A new configuration of the Boeing Delta II rocket is being developed to launch a space-based telescope that will probe the origins of the universe.
The launch of Space Infrared Telescope Facility (SIRTF), the fourth and final element in NASA's Great Observatories program, will take place in late 2001 as part of the space agency's Medium Expendable Launch Vehicle System program. SIRTF is managed for NASA by the Jet Propulsion Laboratory in Pasadena, Calif.
The two-stage Delta II will be equipped with the larger 138,000-pound-thrust solid rocket motors of a Delta III. By using nine of these solid motors the lift capacity to geosynchronous transfer orbit will increase to 4,550 pounds - a 10 percent gain over a conventionally equipped Delta II.

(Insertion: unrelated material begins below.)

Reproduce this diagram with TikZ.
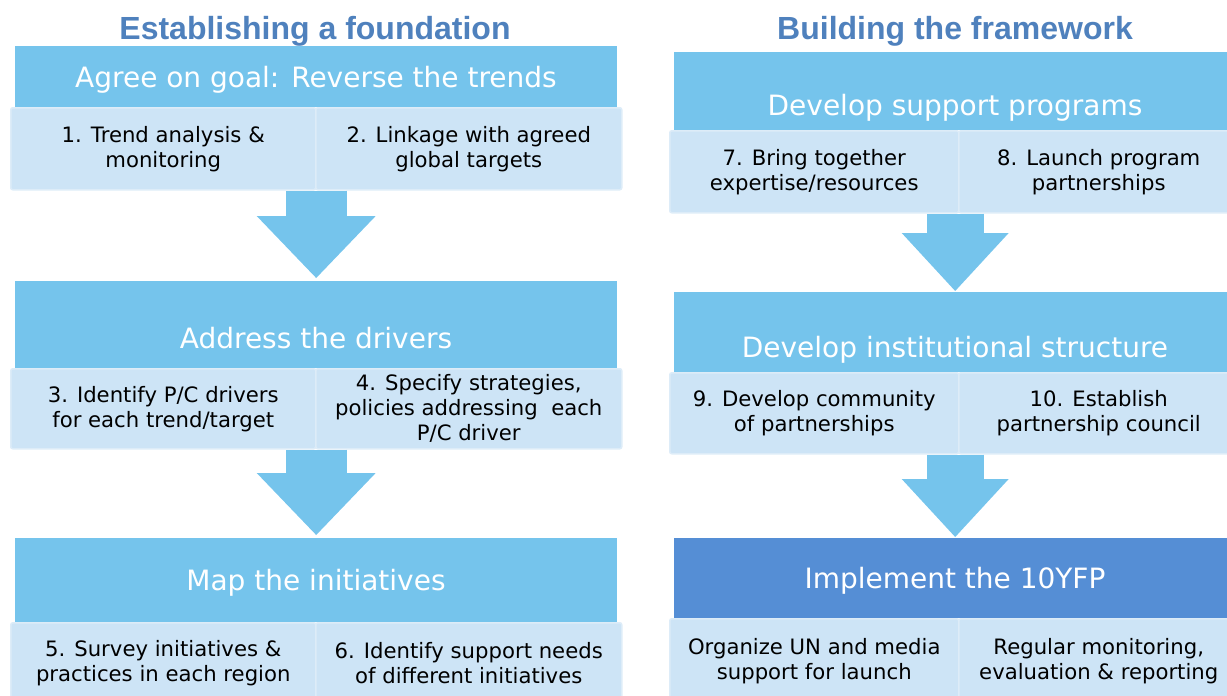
\documentclass[tikz,border=0pt]{standalone}
\usepackage{fontspec}
\setmainfont{DejaVu Sans}
\newfontfamily\titlefont{Liberation Sans}
\usetikzlibrary{arrows.meta}
\definecolor{hdrblue}{HTML}{75C4EC}
\definecolor{subblue}{HTML}{CDE4F6}
\definecolor{subedge}{HTML}{DDECF8}
\definecolor{darkblue}{HTML}{558ED5}
\definecolor{titleblue}{HTML}{4F81BD}
\begin{document}
\begin{tikzpicture}[x=1pt,y=-1pt,
  hdrbox/.style={rectangle, fill=hdrblue, draw=none, inner sep=0pt, anchor=north west},
  hdrtext/.style={text=white, anchor=mid, font=\fontsize{28}{34}\selectfont},
  subbox/.style={rectangle, fill=subblue, draw=subedge, line width=1.5pt, rounded corners=2pt,
    inner sep=0pt, anchor=north west, align=center, text=black,
    font=\fontsize{21.2}{25}\selectfont},
  ttl/.style={text=titleblue, anchor=mid, font=\titlefont\bfseries\fontsize{32}{38}\selectfont},
  arrowL/.style={draw=hdrblue, line width=61pt,
    -{Triangle[width=119pt, length=62pt, line width=0pt]}, shorten >=3pt},
  arrowR/.style={draw=hdrblue, line width=57pt,
    -{Triangle[width=107pt, length=58pt, line width=0pt]}, shorten >=1pt}
]
\useasboundingbox (0,0) rectangle (1227,696);
\clip (0,0) rectangle (1227,696);

% ---------- left column ----------
\node[ttl] (t1) at (315,37) {Establishing a foundation};

\node[hdrbox, minimum width=602pt, minimum height=61pt] (h1) at (15,46) {};
\node[hdrtext] (h1t) at (316,85) {Agree on goal: Reverse the trends};
\node[subbox, minimum width=305pt, minimum height=82pt] (s1a) at (10,107)
  {1. Trend analysis \&\\monitoring};
\node[subbox, minimum width=306pt, minimum height=82pt] (s1b) at (315,107)
  {2. Linkage with agreed\\global targets};

\node[hdrbox, minimum width=602pt, minimum height=87pt] (h2) at (15,281) {};
\node[hdrtext] (h2t) at (316,346) {Address the drivers};
\node[subbox, minimum width=305pt, minimum height=80pt] (s2a) at (10,368)
  {3. Identify P/C drivers\\for each trend/target};
\node[subbox, minimum width=306pt, minimum height=80pt] (s2b) at (315,368)
  {4. Specify strategies,\\policies addressing\ \ each\\P/C driver};

\node[hdrbox, minimum width=602pt, minimum height=84pt] (h3) at (15,538) {};
\node[hdrtext] (h3t) at (316,588) {Map the initiatives};
\node[subbox, minimum width=305pt, minimum height=81pt] (s3a) at (10,622)
  {5. Survey initiatives \&\\practices in each region};
\node[subbox, minimum width=306pt, minimum height=81pt] (s3b) at (315,622)
  {6. Identify support needs\\of different initiatives};

% ---------- right column ----------
\node[ttl] (t2) at (955,37) {Building the framework};

\node[hdrbox, minimum width=562pt, minimum height=78pt] (h4) at (674,52) {};
\node[hdrtext] (h4t) at (955,113) {Develop support programs};
\node[subbox, minimum width=289pt, minimum height=82pt] (s4a) at (669,130)
  {7. Bring together\\expertise/resources};
\node[subbox, minimum width=280pt, minimum height=82pt] (s4b) at (958,130)
  {8. Launch program\\partnerships};

\node[hdrbox, minimum width=562pt, minimum height=80pt] (h5) at (674,292) {};
\node[hdrtext] (h5t) at (955,355) {Develop institutional structure};
\node[subbox, minimum width=289pt, minimum height=81pt] (s5a) at (669,372)
  {9. Develop community\\of partnerships};
\node[subbox, minimum width=280pt, minimum height=81pt] (s5b) at (958,372)
  {10. Establish\\partnership council};

\node[hdrbox, fill=darkblue, minimum width=562pt, minimum height=80pt] (h6) at (674,538) {};
\node[hdrtext] (h6t) at (955,586) {Implement the 10YFP};
\node[subbox, minimum width=289pt, minimum height=85pt] (s6a) at (669,618)
  {Organize UN and media\\support for launch};
\node[subbox, minimum width=280pt, minimum height=85pt] (s6b) at (958,618)
  {Regular monitoring,\\evaluation \& reporting};

% ---------- arrows ----------
\draw[arrowL] (s1a.south east -| h1.south) -- (h2.north);
\draw[arrowL] (s2a.south east -| h2.south) -- (h3.north);
\draw[arrowR] (s4a.south east -| h4.south) -- (h5.north);
\draw[arrowR] (s5a.south east -| h5.south) -- (h6.north);
\end{tikzpicture}
\end{document}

The nine 46-inch-diameter solid rocket motors used on the larger Delta III launch vehicle will be attached to the first stage of a Delta II, replacing nine 40-inch-diameter units.
"In the past, Boeing has been able to expand the capabilities of the Delta II launch vehicles to meet our customers' requirements," said Darryl Van Dorn, director of NASA and Commercial Launches. "This tradition continues with the development of this higher performing configuration."

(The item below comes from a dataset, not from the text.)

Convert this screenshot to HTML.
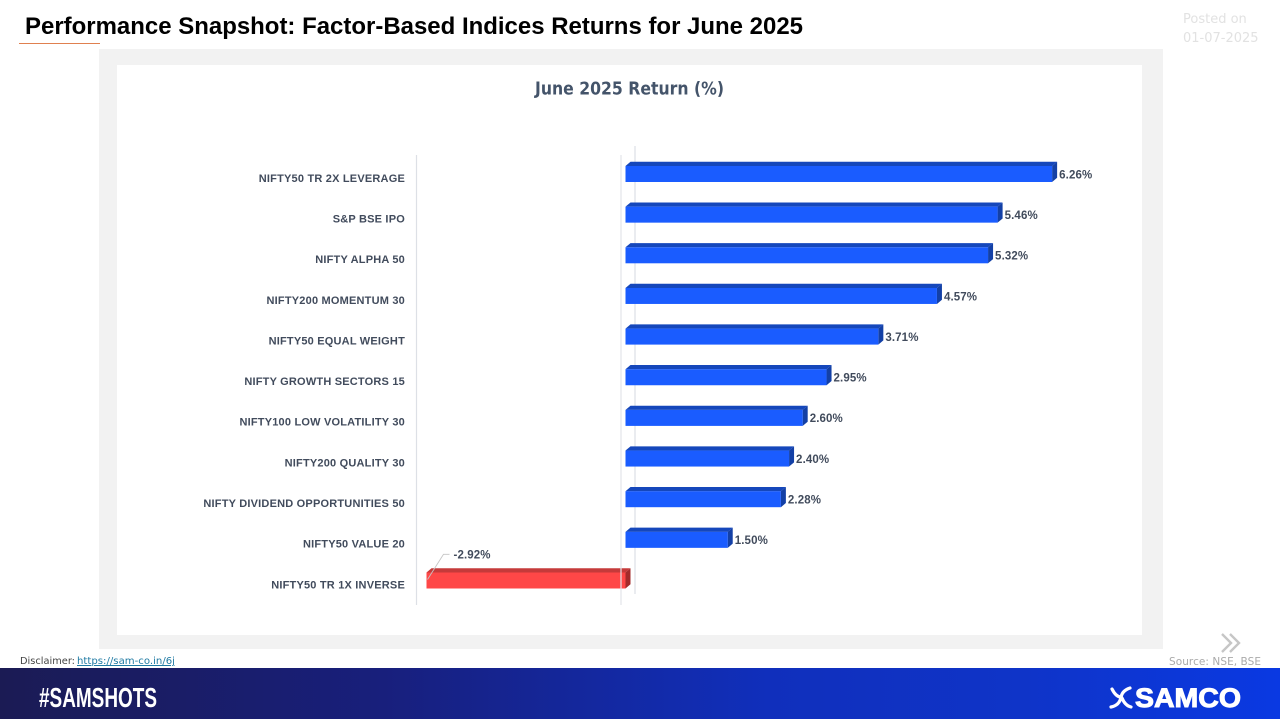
<!DOCTYPE html>
<html lang="en">
<head>
<meta charset="utf-8">
<title>Performance Snapshot</title>
<style>
html,body{margin:0;padding:0;background:#fff;width:1280px;height:720px;overflow:hidden}
svg{display:block}
text{font-family:"Liberation Sans",sans-serif}
.dv{font-family:"DejaVu Sans",sans-serif}
</style>
</head>
<body>
<svg id="chart" xmlns="http://www.w3.org/2000/svg" width="1280" height="720" viewBox="0 0 1280 720">
<defs>
<linearGradient id="footerGrad" x1="0" x2="1" y1="0" y2="0">
<stop offset="0" stop-color="#1b1b54"/>
<stop offset="0.3" stop-color="#181f7c"/>
<stop offset="0.6" stop-color="#102fbc"/>
<stop offset="0.8" stop-color="#0f34c8"/>
<stop offset="1" stop-color="#0a39e2"/>
</linearGradient>
</defs>
<rect x="0" y="0" width="1280" height="720" fill="#ffffff"/>
<text x="25" y="34" font-size="23.6" font-weight="700" fill="#000000" textLength="778" lengthAdjust="spacingAndGlyphs">Performance Snapshot: Factor-Based Indices Returns for June 2025</text>
<rect x="19" y="43" width="81" height="1" fill="#e0804f"/>
<text class="dv" x="1183" y="23" font-size="13" fill="#e2e2e2">Posted on</text>
<text class="dv" x="1183" y="42" font-size="13" fill="#e2e2e2">01-07-2025</text>
<rect x="99" y="49" width="1064" height="600" fill="#f2f2f2"/>
<rect x="117" y="65" width="1025" height="570" fill="#ffffff"/>
<text class="dv" x="629.5" y="94.5" font-size="17.5" font-weight="700" fill="#44546a" text-anchor="middle" textLength="189" lengthAdjust="spacingAndGlyphs">June 2025 Return (%)</text>
<g id="plot"></g>
<polyline points="1222,634 1231,643 1222,652" fill="none" stroke="#c6c6c6" stroke-width="2.4"/>
<polyline points="1230,634 1239,643 1230,652" fill="none" stroke="#c6c6c6" stroke-width="2.4"/>
<text class="dv" x="1169" y="665" font-size="10.5" fill="#aaaaaa" textLength="92" lengthAdjust="spacing">Source: NSE, BSE</text>
<text class="dv" x="20" y="664" font-size="10" fill="#444444" textLength="55" lengthAdjust="spacingAndGlyphs">Disclaimer:</text>
<a>
<text class="dv" x="77" y="664" font-size="10" fill="#1f7aa3" text-decoration="underline" textLength="98" lengthAdjust="spacingAndGlyphs">https://sam-co.in/6j</text>
</a>
<rect x="0" y="668" width="1280" height="51" fill="url(#footerGrad)"/>
<rect x="0" y="719" width="1280" height="1" fill="#ffffff"/>
<text x="39" y="707" font-size="27.5" font-weight="700" fill="#ffffff" textLength="118" lengthAdjust="spacingAndGlyphs">#SAMSHOTS</text>
<g fill="none" stroke="#ffffff" stroke-width="3.2" stroke-linecap="round">
<path d="M1112,689 C1115,695 1118,697 1121,697"/>
<path d="M1130,688 C1124,690 1121,694 1121,699"/>
<path d="M1121,697 C1120,703 1116,706 1111,707"/>
<path d="M1122,698 C1124,703 1127,706 1131,707"/>
</g>
<text x="1135" y="707" font-size="27" font-weight="700" fill="#ffffff" stroke="#ffffff" stroke-width="1" textLength="106" lengthAdjust="spacingAndGlyphs">SAMCO</text>
</svg>
<script>
const categories = ["NIFTY50 TR 2X LEVERAGE","S&P BSE IPO","NIFTY ALPHA 50","NIFTY200 MOMENTUM 30","NIFTY50 EQUAL WEIGHT","NIFTY GROWTH SECTORS 15","NIFTY100 LOW VOLATILITY 30","NIFTY200 QUALITY 30","NIFTY DIVIDEND OPPORTUNITIES 50","NIFTY50 VALUE 20","NIFTY50 TR 1X INVERSE"];
const returnsPct = [6.26,5.46,5.32,4.57,3.71,2.95,2.60,2.40,2.28,1.50,-2.92];

const NS = "http://www.w3.org/2000/svg";
const plot = document.getElementById("plot");
function xAxis(v){ return 625.5 + v * 68.15; }
function yAxis(i){ return 161.8 + i * 40.65; }
function make(tag, attrs, parent){
  const el = document.createElementNS(NS, tag);
  for (const k in attrs) el.setAttribute(k, attrs[k]);
  parent.appendChild(el);
  return el;
}
const depthX = 5, depthY = 4.2, frontH = 16;

const gridA = make("line", {x1:416.5,x2:416.5,y1:155,y2:605,stroke:"#dde0e6","stroke-width":1.2}, plot);


const gridB = make("line", {x1:635,x2:635,y1:146,y2:594,stroke:"#dde0e6","stroke-width":1.2}, plot);



categories.forEach(function(name, i){
  const v = returnsPct[i];
  const top = yAxis(i);
  const fy = top + depthY;
  const a = Math.min(xAxis(0), xAxis(v));
  const b = Math.max(xAxis(0), xAxis(v));
  const neg = v < 0;

  const cat = make("text", {x:405,y:top+20,"text-anchor":"end","font-size":11,"letter-spacing":0.2,"font-weight":700,fill:"#414b5c"}, plot);
  cat.textContent = name;
  
  

  const g = make("g", {}, plot);
  
  
  make("polygon", {points:[a,fy,a+depthX,top,b+depthX,top,b,fy].join(" "),fill:neg?"#c53a3a":"#1547bb"}, g);
  make("polygon", {points:[b,fy,b+depthX,top,b+depthX,top+frontH,b,fy+frontH].join(" "),fill:neg?"#a32b2b":"#1340a6"}, g);
  make("rect", {x:a,y:fy,width:b-a,height:frontH,fill:neg?"#ff4747":"#1a5cff"}, g);

  const label = make("text", {"font-size":11.5,"letter-spacing":0.12,"font-weight":700,fill:"#414b5c"}, plot);
  label.textContent = v.toFixed(2) + "%";
  
  
  if (neg) {
    label.setAttribute("x", a + 27);
    label.setAttribute("y", top - 10);
    const leader = make("polyline", {points:[a+1,fy+7,a+17,top-14,a+23,top-14].join(" "),fill:"none",stroke:"#c4c4c4","stroke-width":0.9}, plot);
    
    
  } else {
    label.setAttribute("x", b + 7);
    label.setAttribute("y", top + 16.5);
  }
});

const gridC = make("line", {x1:621,x2:621,y1:155,y2:605,stroke:"#e2e4ea","stroke-width":1.2}, plot);


</script>
</body>
</html>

Delta rockets have carried 79 scientific and technology development payloads into space with a 98 percent launch success rate. This year alone, Delta II rockets successfully launched four NASA missions, Mars Polar Lander/ Deep Space 2, STARDUST, Landsat 7, and FUSE.
SIRTF will view the universe that is invisible to the human eye. The orbiting telescope will study the infrared region of the electromagnetic spectrum.
The telescope will permit scientists to study low-temperature environments such as dusty interstellar clouds where stars are forming and study newly-forming planetary systems around nearby stars. Infrared can probe through the cosmic dust particles that normally block the view of many astronomical environments.
SIRTF will complement the Hubble Space Telescope, Compton Gamma-Ray Observatory and the recently launched Chandra X-Ray Observatory. Each of these telescopes views the universe through various portions of the electromagnetic spectrum.
The Delta II is manufactured in Huntington Beach, Calif., with final assembly in Pueblo, Colo., and is powered by the RS-27A engine built by Boeing in Canoga Park, Calif. The Delta launch team at Cape Canaveral Air Station, Fla., will handle launch coordination and operations.
Alliant Techsystems, Magna, Utah, builds the Delta II and Delta III graphite epoxy-encased solid rocket motors for boost assist. Aerojet, Sacramento, Calif., manufactures the second-stage engine and AlliedSignal, Teterboro, N.J., builds the guidance and flight control system.